I am an International Recording Artist with twenty recordings released on worldwide recording labels and some of the people that have worked with me on my recordings and within my band with me as a principal writer are Grammy Winning Producer Neil Kernon (Hall and Oates, Queensryche), David Torn (Jeff Beck), Noted Bassists Michael Manring (Michael Hedges), Percy Jones (Brand X, Brian Eno), and Dream Theater Keyboardist Jordan Rudess. I am the author of four texts on Guitar Technique and Theory including Dodecaphonic Studies for the instrument and my academic research includes papers on Dennis Sandole, Conlon Nancarrow, Arnold Schoenberg’s set structures, and the influence of Arnold Schoenberg’s music, teaching, and theories and Jazz Pedagogy and Practice and was asked to lecture twice at The Arnold Schoenberg Study Centre in Vienna for The University of Vienna and the Austrian Composers Association. Areas of expertise: Guitar Performance/Technique, Improvisation, Music Theory, Songwriting/Composition/Arranging, Ear Training/Musicianship, Sight Reading, Band Performance, Research, Music Education and Teaching.

4. Which pathway are you a Subject Specialist for? Tell us more about that pathway?

I am a Subject Specialist in Guitar. The pathway is geared towards giving players the technical, interpretive, and creative skills needed for entry into today’s industry and the flexibility to grow with the ever-changing innovations in the field whether in playing, writing, or technology. It is designed to give students an individualised and customised education whilst delivering all of the essential skills necessary for the working practitioner in today’s marketplace.

5. What’s the audition process for your pathway?

Guitar candidates audition virtually, and we want to make each feel as comfortable as possible in
terms of talking about their musical experiences and their aspirations.

We ask each candidate five Set Questions:
1. Tell us a little about yourself & your experience in Music
2. What are your musical inspirations?
3. What are your aspirations?
4. Why ACM?
5. Why this particular pathway?

6. What’s your top advice on how to prepare for an ACM audition for your pathway?

Prepare a piece that you think best exemplifies your musical passion, direction, technical abilities, and musicality on the instrument.

7. Why might someone like to reach out to you as a Subject Specialist?

I have inquiries from Guitar students for a range of topics such as technical advice and exercises, music to investigate and listen to, additional material to work on, music theory, teaching, dissertation and written work, careers advice, references for employment and graduate studies, research materials and books/articles to read, pastoral issues, and gigging advice/preparation among other things.

8. Why is it important for you to pass on your knowledge as a Subject Specialist to the nextgeneration of talent at ACM?

I want to assist students in any way possible and want to see them succeed in what ever area they choose to pursue.

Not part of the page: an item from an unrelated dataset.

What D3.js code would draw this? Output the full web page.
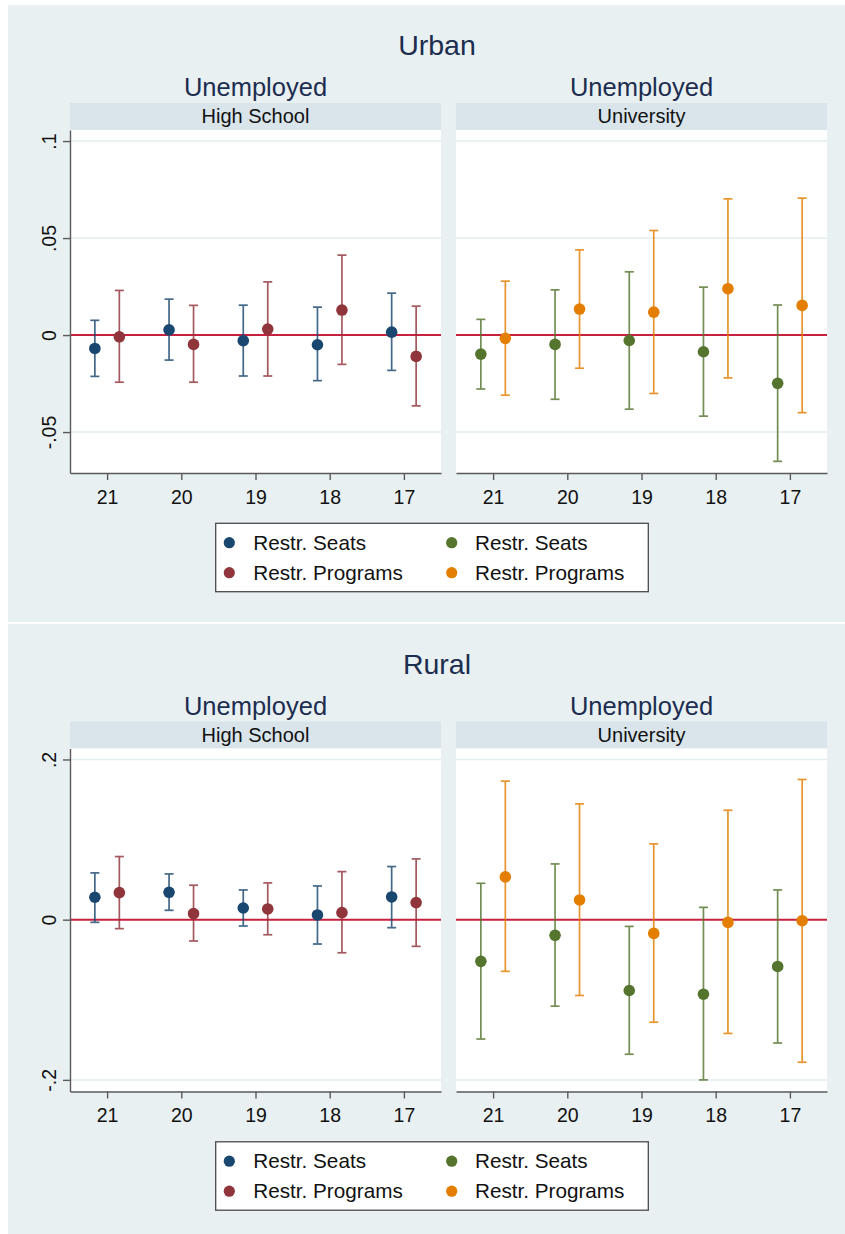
<!DOCTYPE html>
<html><head><meta charset="utf-8">
<script src="https://cdn.jsdelivr.net/npm/d3@7"></script>
<style>body{margin:0;background:#fff}svg{display:block}text{font-family:"Liberation Sans",Arial,sans-serif}</style>
</head><body><svg id="c" width="845" height="1234"></svg>
<script>
// ---------- data ----------
const categories = ["21", "20", "19", "18", "17"];
const seriesLabels = ["Restr. Seats", "Restr. Programs"];
const graphTitles = ["Urban", "Rural"];
const outcomeTitle = "Unemployed";
const panelTitles = ["High School", "University"];

const urbanTicks = [-0.05, 0, 0.05, 0.1];
const urbanTickLabels = ["-.05", "0", ".05", ".1"];
const ruralTicks = [-0.2, 0, 0.2];
const ruralTickLabels = ["-.2", "0", ".2"];

// Urban – High School
const urbanHSSeats   = [-0.0069, 0.0027, -0.0029, -0.0050, 0.0015];
const urbanHSSeatsLo = [-0.0213, -0.0129, -0.0211, -0.0235, -0.0182];
const urbanHSSeatsHi = [0.0076, 0.0185, 0.0154, 0.0144, 0.0216];
const urbanHSProg    = [-0.0009, -0.0048, 0.0031, 0.0129, -0.0110];
const urbanHSProgLo  = [-0.0243, -0.0243, -0.0211, -0.0151, -0.0365];
const urbanHSProgHi  = [0.0230, 0.0153, 0.0274, 0.0412, 0.0149];
// Urban – University
const urbanUSeats    = [-0.0098, -0.0048, -0.0028, -0.0086, -0.0249];
const urbanUSeatsLo  = [-0.0278, -0.0331, -0.0382, -0.0418, -0.0651];
const urbanUSeatsHi  = [0.0081, 0.0233, 0.0326, 0.0247, 0.0155];
const urbanUProg     = [-0.0017, 0.0134, 0.0118, 0.0239, 0.0153];
const urbanUProgLo   = [-0.0310, -0.0171, -0.0301, -0.0221, -0.0400];
const urbanUProgHi   = [0.0278, 0.0439, 0.0539, 0.0702, 0.0706];
// Rural – High School
const ruralHSSeats   = [0.0280, 0.0342, 0.0146, 0.0059, 0.0284];
const ruralHSSeatsLo = [-0.0033, 0.0117, -0.0079, -0.0304, -0.0100];
const ruralHSSeatsHi = [0.0584, 0.0571, 0.0371, 0.0421, 0.0663];
const ruralHSProg    = [0.0338, 0.0075, 0.0134, 0.0088, 0.0213];
const ruralHSProgLo  = [-0.0112, -0.0266, -0.0188, -0.0413, -0.0333];
const ruralHSProgHi  = [0.0788, 0.0430, 0.0459, 0.0600, 0.0759];
// Rural – University
const ruralUSeats    = [-0.0520, -0.0195, -0.0884, -0.0930, -0.0584];
const ruralUSeatsLo  = [-0.1490, -0.1080, -0.1680, -0.2000, -0.1540];
const ruralUSeatsHi  = [0.0454, 0.0696, -0.0084, 0.0154, 0.0371];
const ruralUProg     = [0.0534, 0.0246, -0.0171, -0.0034, -0.0013];
const ruralUProgLo   = [-0.0645, -0.0946, -0.1280, -0.1420, -0.1780];
const ruralUProgHi   = [0.1730, 0.1446, 0.0946, 0.1366, 0.1750];

// ---------- styling ----------
const COL = {
  navy: "#1a476f", maroon: "#90353b", green: "#55752f", orange: "#e37e00",
  bg: "#e8f0f2", strip: "#d9e5eb", grid: "#e3ecef", zero: "#c8203f",
  axis: "#5a5a5a", title: "#1c2d4f", text: "#111"
};

function series(est, lo, hi) {
  return categories.map((c, i) => ({cat: c, est: est[i], lo: lo[i], hi: hi[i]}));
}

const graphs = [
  {
    title: graphTitles[0], off: 0, y0: 5, y1: 622,
    yDomain: [-0.0711, 0.1057], ticks: urbanTicks, tickLabels: urbanTickLabels,
    panels: [
      {sub: panelTitles[0], colors: [COL.navy, COL.maroon],
       data: [series(urbanHSSeats, urbanHSSeatsLo, urbanHSSeatsHi), series(urbanHSProg, urbanHSProgLo, urbanHSProgHi)]},
      {sub: panelTitles[1], colors: [COL.green, COL.orange],
       data: [series(urbanUSeats, urbanUSeatsLo, urbanUSeatsHi), series(urbanUProg, urbanUProgLo, urbanUProgHi)]}
    ]
  },
  {
    title: graphTitles[1], off: 618.5, y0: 624, y1: 1234,
    yDomain: [-0.2145, 0.2137], ticks: ruralTicks, tickLabels: ruralTickLabels,
    panels: [
      {sub: panelTitles[0], colors: [COL.navy, COL.maroon],
       data: [series(ruralHSSeats, ruralHSSeatsLo, ruralHSSeatsHi), series(ruralHSProg, ruralHSProgLo, ruralHSProgHi)]},
      {sub: panelTitles[1], colors: [COL.green, COL.orange],
       data: [series(ruralUSeats, ruralUSeatsLo, ruralUSeatsHi), series(ruralUProg, ruralUProgLo, ruralUProgHi)]}
    ]
  }
];

const svg = d3.select("#c");
const panelX = [[70, 441], [456, 827]];

graphs.forEach(g => {
  const G = svg.append("g");
  const o = g.off;
  G.append("rect").attr("x", 8).attr("y", g.y0).attr("width", 845 - 8).attr("height", g.y1 - g.y0).attr("fill", COL.bg);

  G.append("text").attr("x", 437).attr("y", 55 + o).attr("text-anchor", "middle")
    .attr("font-size", 28.5).attr("fill", COL.title).text(g.title);

  const plotTop = 130 + o, plotBot = 473 + o;
  const y = d3.scaleLinear().domain(g.yDomain).range([plotBot, plotTop]);

  g.panels.forEach((p, pi) => {
    const [xl, xr] = panelX[pi];
    const cx = (xl + xr) / 2;
    const P = G.append("g");
    P.append("text").attr("x", cx).attr("y", 96 + o).attr("text-anchor", "middle")
      .attr("font-size", 25.5).attr("fill", COL.title).text(outcomeTitle);
    P.append("rect").attr("x", xl).attr("y", 103 + o).attr("width", xr - xl).attr("height", 27).attr("fill", COL.strip);
    P.append("text").attr("x", cx).attr("y", 123.3 + o).attr("text-anchor", "middle")
      .attr("font-size", 20).attr("fill", COL.text).text(p.sub);
    P.append("rect").attr("x", xl).attr("y", plotTop).attr("width", xr - xl).attr("height", plotBot - plotTop).attr("fill", "#fff");

    // gridlines
    P.selectAll(".grid").data(g.ticks.filter(t => t !== 0)).enter().append("line")
      .attr("x1", xl).attr("x2", xr).attr("y1", d => y(d)).attr("y2", d => y(d))
      .attr("stroke", COL.grid).attr("stroke-width", 1.5);
    // zero line
    P.append("line").attr("x1", xl).attr("x2", xr).attr("y1", y(0)).attr("y2", y(0))
      .attr("stroke", COL.zero).attr("stroke-width", 2);

    const x = d3.scalePoint().domain(categories).range([xl, xr]).padding(0.5);
    const dx = x.step() * 0.165;
    const capW = 4.5;

    p.data.forEach((s, si) => {
      const col = p.colors[si];
      const shift = si === 0 ? -dx : dx;
      const S = P.append("g");
      const ci = S.selectAll(".ci").data(s).enter().append("g").attr("opacity", 0.82);
      ci.append("line").attr("x1", d => x(d.cat) + shift).attr("x2", d => x(d.cat) + shift)
        .attr("y1", d => y(d.lo)).attr("y2", d => y(d.hi)).attr("stroke", col).attr("stroke-width", 1.7);
      ci.append("line").attr("x1", d => x(d.cat) + shift - capW).attr("x2", d => x(d.cat) + shift + capW)
        .attr("y1", d => y(d.lo)).attr("y2", d => y(d.lo)).attr("stroke", col).attr("stroke-width", 1.7);
      ci.append("line").attr("x1", d => x(d.cat) + shift - capW).attr("x2", d => x(d.cat) + shift + capW)
        .attr("y1", d => y(d.hi)).attr("y2", d => y(d.hi)).attr("stroke", col).attr("stroke-width", 1.7);
      S.selectAll(".pt").data(s).enter().append("circle")
        .attr("cx", d => x(d.cat) + shift).attr("cy", d => y(d.est)).attr("r", 5.8).attr("fill", col);
    });

    // x axis
    const xa = P.append("g").attr("transform", `translate(0,${plotBot})`)
      .call(d3.axisBottom(x).tickSize(7).tickSizeOuter(0).tickPadding(6));
    xa.select(".domain").attr("stroke", COL.axis).attr("stroke-width", 1.4);
    xa.selectAll(".tick line").attr("stroke", COL.axis).attr("stroke-width", 1.4);
    xa.selectAll(".tick text").attr("font-size", 19.5).attr("fill", COL.text)
      .attr("font-family", '"Liberation Sans",Arial,sans-serif').attr("dy", null).attr("y", 30.5);

    if (pi === 0) {
      const ya = P.append("g").attr("transform", `translate(${xl},0)`)
        .call(d3.axisLeft(y).tickValues(g.ticks).tickFormat((d, i) => g.tickLabels[i]).tickSize(7).tickSizeOuter(0));
      ya.select(".domain").attr("stroke", COL.axis).attr("stroke-width", 1.4);
      ya.selectAll(".tick line").attr("stroke", COL.axis).attr("stroke-width", 1.4);
      ya.selectAll(".tick text").attr("font-size", 19.5).attr("fill", COL.text)
        .attr("font-family", '"Liberation Sans",Arial,sans-serif')
        .attr("x", null).attr("dy", null).attr("text-anchor", "middle")
        .attr("transform", "translate(-14,0) rotate(-90)");
    }
  });

  // legend
  const L = G.append("g");
  L.append("rect").attr("x", 215.7).attr("y", 523.3 + o).attr("width", 432.6).attr("height", 68.4)
    .attr("fill", "#fff").attr("stroke", "#4a4a4a").attr("stroke-width", 1.3);
  const legendItems = [
    {label: seriesLabels[0], color: g.panels[0].colors[0], col: 0, row: 0},
    {label: seriesLabels[1], color: g.panels[0].colors[1], col: 0, row: 1},
    {label: seriesLabels[0], color: g.panels[1].colors[0], col: 1, row: 0},
    {label: seriesLabels[1], color: g.panels[1].colors[1], col: 1, row: 1}
  ];
  const lx = [229.3, 451.7], ltx = [253.3, 475];
  legendItems.forEach(it => {
    const cy = 542.7 + o + it.row * 30;
    L.append("circle").attr("cx", lx[it.col]).attr("cy", cy).attr("r", 5.6).attr("fill", it.color);
    L.append("text").attr("x", ltx[it.col]).attr("y", cy + 7).attr("font-size", 20.7).attr("fill", COL.text).text(it.label);
  });
});
</script></body></html>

This give me a great deal of satisfaction and is what I am passionate about. I think it is important for musicians to continue to create and work within the field to keep the field developing artistically and for them to pass on their experience for those who come after them.

9. What makes ACM stand out to you?

The school supports its students at all levels and is interested in each student developing their own voice and place in the field no matter what and where that is.

10. What’s your top piece of advice to those looking for a career in the Creative Industries?

Follow your instincts and be prepared for a career opportunity or “break”. When you meet the right people, be ready to take advantage of good fortune and ensure you are happy with what you are doing and your musical path. There is a lid for every pot so stay with the music and direction you are happy with as chances are there is a market for it. Also, listen to as much music as you can in different genres as you never know what might appeal to you in terms of performance and writing.